You see it every year in the NBA: A veteran who finds himself playing a lesser role on his team who decides to mentally check out, go through the motions, or some other played-out cliche. To his credit, Monroe hasn’t done that and has slowly been given more playing time over the last several games.
“He is a guy that keeps a very professional approach to how he does his job,” Hammond said. “Look, this is not just words, it’s the truth. He the first guy to come to work every day, first guy on the court, and stays late to do his job.”

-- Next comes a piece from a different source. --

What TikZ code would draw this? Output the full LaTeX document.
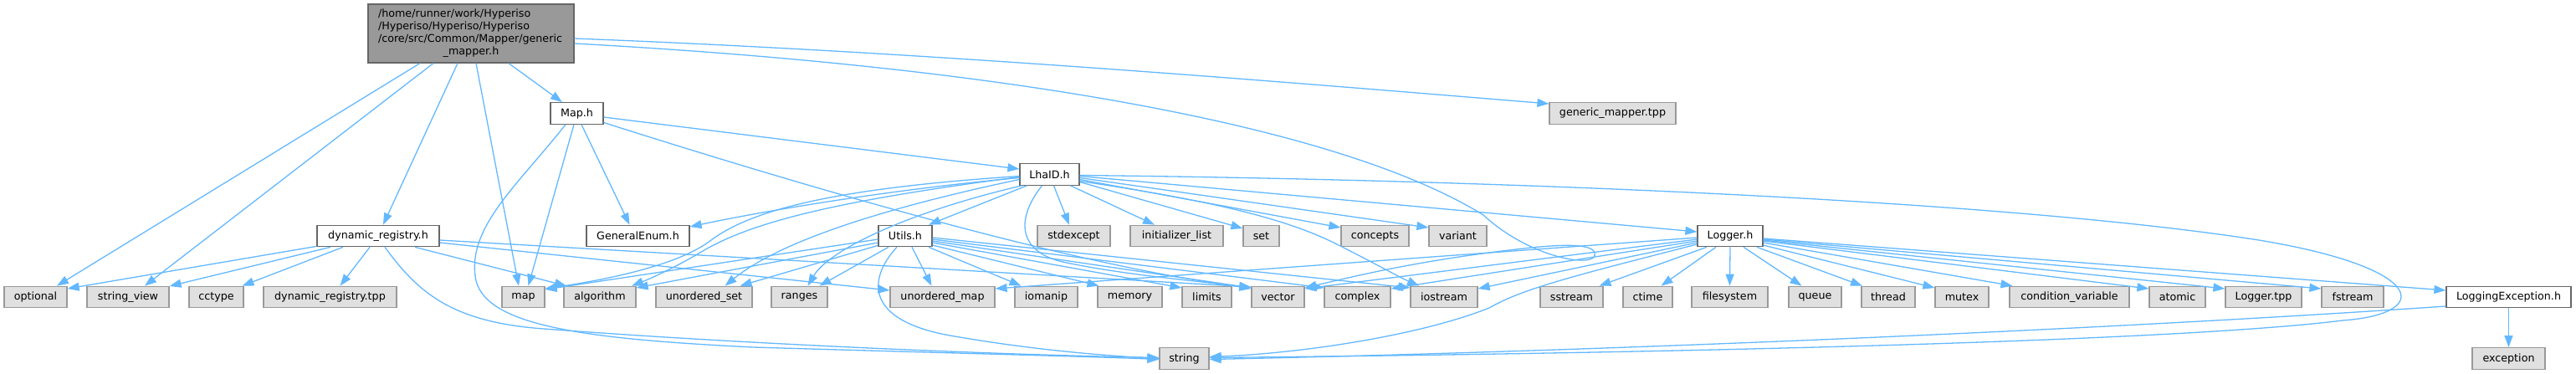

Monroe was asked if he would take back his decision to come to the Bucks, knowing that he’d be in this unfamiliar role as a backup center. He paused for a few seconds, before a measured response.
“Hindsight is always 20-20,” he said. “At the time, I thought I made the right decision.”
Monroe may not be in the optimal situation right now, but he’s definitely making the right decision now to maintain a positive attitude while keeping the Bucks firmly in the race for the playoffs.